§ **What is required**: Leave out the pictures and retype only the lines from the opening line to the line that holds "import seaborn as sns", both ends included.

§ **Information provided**:
** begin **

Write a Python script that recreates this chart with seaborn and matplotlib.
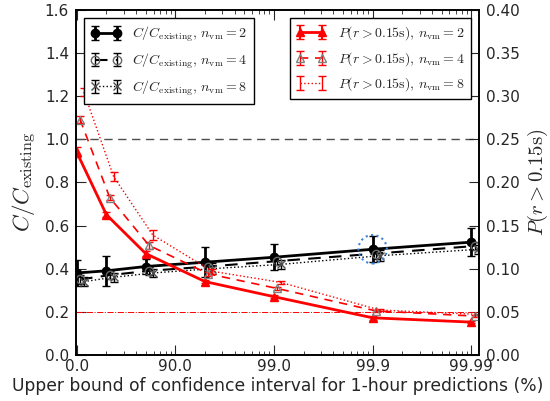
import numpy as np
import matplotlib
matplotlib.use('Agg')
import matplotlib.pyplot as plt
import seaborn as sns

# x 数据：1/(1-p)，对数坐标
x_vals = [1, 2, 5, 20, 100, 1000, 10000]
x_ticks = [1, 10, 100, 1000, 10000]
x_ticklabels = ['0.0', '90.0', '99.0', '99.9', '99.99']

# C/C_existing
cost_n2 = [0.38, 0.39, 0.41, 0.43, 0.453, 0.49, 0.523]
cost_n2_err = [0.06, 0.07, 0.035, 0.07, 0.06, 0.06, 0.065]
cost_n4 = [0.35, 0.37, 0.39, 0.41, 0.435, 0.47, 0.505]
cost_n4_err = [0.02, 0.02, 0.02, 0.025, 0.02, 0.025, 0.02]
cost_n8 = [0.34, 0.36, 0.38, 0.40, 0.42, 0.46, 0.49]
cost_n8_err = [0.02, 0.02, 0.02, 0.025, 0.02, 0.025, 0.02]

# P(r > 0.15s)
prob_n2 = [0.235, 0.1625, 0.1175, 0.085, 0.0675, 0.043, 0.038]
prob_n2_err = [0.006, 0.003, 0.003, 0.002, 0.002, 0.002, 0.001]
prob_n4 = [0.273, 0.1825, 0.127, 0.094, 0.077, 0.051, 0.045]
prob_n4_err = [0.004, 0.003, 0.004, 0.002, 0.002, 0.001, 0.001]
prob_n8 = [0.305, 0.207, 0.139, 0.097, 0.084, 0.052, 0.047]
prob_n8_err = [0.005, 0.005, 0.006, 0.003, 0.002, 0.001, 0.001]

# 高亮点
hl_x = [1000]
hl_y = [0.49]

sns.set_style('ticks')
plt.rcParams['font.family'] = ['DejaVu Sans']
plt.rcParams['mathtext.fontset'] = 'cm'
plt.rcParams['font.size'] = 11
plt.rcParams['xtick.direction'] = 'in'
plt.rcParams['ytick.direction'] = 'in'

x = np.array(x_vals, dtype=float)

fig = plt.figure(figsize=(5.5, 4.01), dpi=100)
ax = fig.add_axes([0.138, 0.115, 0.733, 0.86])
ax2 = ax.twinx()

# 参考线
ax.axhline(1.0, color='0.3', ls='--', lw=1, dashes=(6, 4))
ax2.axhline(0.05, color='r', ls='-.', lw=0.7)

# 成本曲线
h1 = ax.errorbar(x, cost_n2, yerr=cost_n2_err, fmt='o-', color='k', lw=2,
                 ms=6, capsize=3, elinewidth=2,
                 label=r'$C/C_{\mathrm{existing}},\, n_{\mathrm{vm}}=2$')
h2 = ax.errorbar(x * 1.08, cost_n4, yerr=cost_n4_err, fmt='o--', color='k', lw=1.5,
                 mfc='none', mec='0.4', ms=6, capsize=3, elinewidth=1, dashes=(6, 4),
                 label=r'$C/C_{\mathrm{existing}},\, n_{\mathrm{vm}}=4$')
h3 = ax.errorbar(x * 1.18, cost_n8, yerr=cost_n8_err, fmt='x:', color='k', lw=1,
                 mec='0.3', ms=6, capsize=3, elinewidth=1,
                 label=r'$C/C_{\mathrm{existing}},\, n_{\mathrm{vm}}=8$')
ax.scatter(hl_x, hl_y, s=420, facecolors='none', edgecolors='#3c82d8',
           linestyles=':', linewidths=1.5, zorder=5)

# 概率曲线
h4 = ax2.errorbar(x, prob_n2, yerr=prob_n2_err, fmt='^-', color='r', lw=2,
                  ms=6, capsize=3, elinewidth=1.5,
                  label=r'$P(r>0.15\mathrm{s}),\, n_{\mathrm{vm}}=2$')
h5 = ax2.errorbar(x * 1.08, prob_n4, yerr=prob_n4_err, fmt='^--', color='r', lw=1.2,
                  mfc='none', mec='0.5', ms=6, capsize=3, elinewidth=1, dashes=(5, 4),
                  label=r'$P(r>0.15\mathrm{s}),\, n_{\mathrm{vm}}=4$')
h6 = ax2.errorbar(x * 1.18, prob_n8, yerr=prob_n8_err, fmt=':', color='r', lw=1,
                  capsize=3, elinewidth=1,
                  label=r'$P(r>0.15\mathrm{s}),\, n_{\mathrm{vm}}=8$')

ax.set_xscale('log')
ax.set_xlim(0.98, 12000)
ax.set_xticks(x_ticks)
ax.set_xticklabels(x_ticklabels)
ax.set_ylim(0, 1.6)
ax.set_yticks(np.arange(0, 1.61, 0.2))
ax2.set_ylim(0, 0.4)
ax2.set_yticks(np.arange(0, 0.401, 0.05))
ax.yaxis.set_major_formatter(matplotlib.ticker.FormatStrFormatter('%.1f'))
ax2.yaxis.set_major_formatter(matplotlib.ticker.FormatStrFormatter('%.2f'))

ax.tick_params(axis='x', which='both', top=True, direction='in')
ax.tick_params(axis='x', which='major', length=7, labelsize=11, pad=3)
ax.tick_params(axis='x', which='minor', length=3)
ax.tick_params(axis='y', length=7, labelsize=11, direction='in', pad=5)
ax2.tick_params(axis='y', length=7, labelsize=11, direction='in', pad=5)
for a in (ax, ax2):
    for s in a.spines.values():
        s.set_linewidth(1.2)
        s.set_color('k')

ax.set_xlabel('Upper bound of confidence interval for 1-hour predictions (%)',
              fontsize=12.3, labelpad=2)
ax.set_ylabel(r'$C/C_{\mathrm{existing}}$', fontsize=16.5, labelpad=4)
ax2.set_ylabel(r'$P(r>0.15\mathrm{s})$', fontsize=15, labelpad=4)

leg_kw = dict(numpoints=2, fancybox=False, framealpha=1, edgecolor='k',
              fontsize=10, borderaxespad=0.6, handlelength=2.2,
              labelspacing=0.55, borderpad=0.45, handletextpad=0.8)
leg1 = ax2.legend(handles=[h1, h2, h3], loc='upper left', **leg_kw)
leg1.get_frame().set_linewidth(1)
ax2.add_artist(leg1)
leg2 = ax2.legend(handles=[h4, h5, h6], loc='upper right', **leg_kw)
leg2.get_frame().set_linewidth(1)

fig.savefig('out.png', dpi=100)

** end **

§ **The answer**:
Write a Python script that recreates this chart with seaborn and matplotlib.
import numpy as np
import matplotlib
matplotlib.use('Agg')
import matplotlib.pyplot as plt
import seaborn as sns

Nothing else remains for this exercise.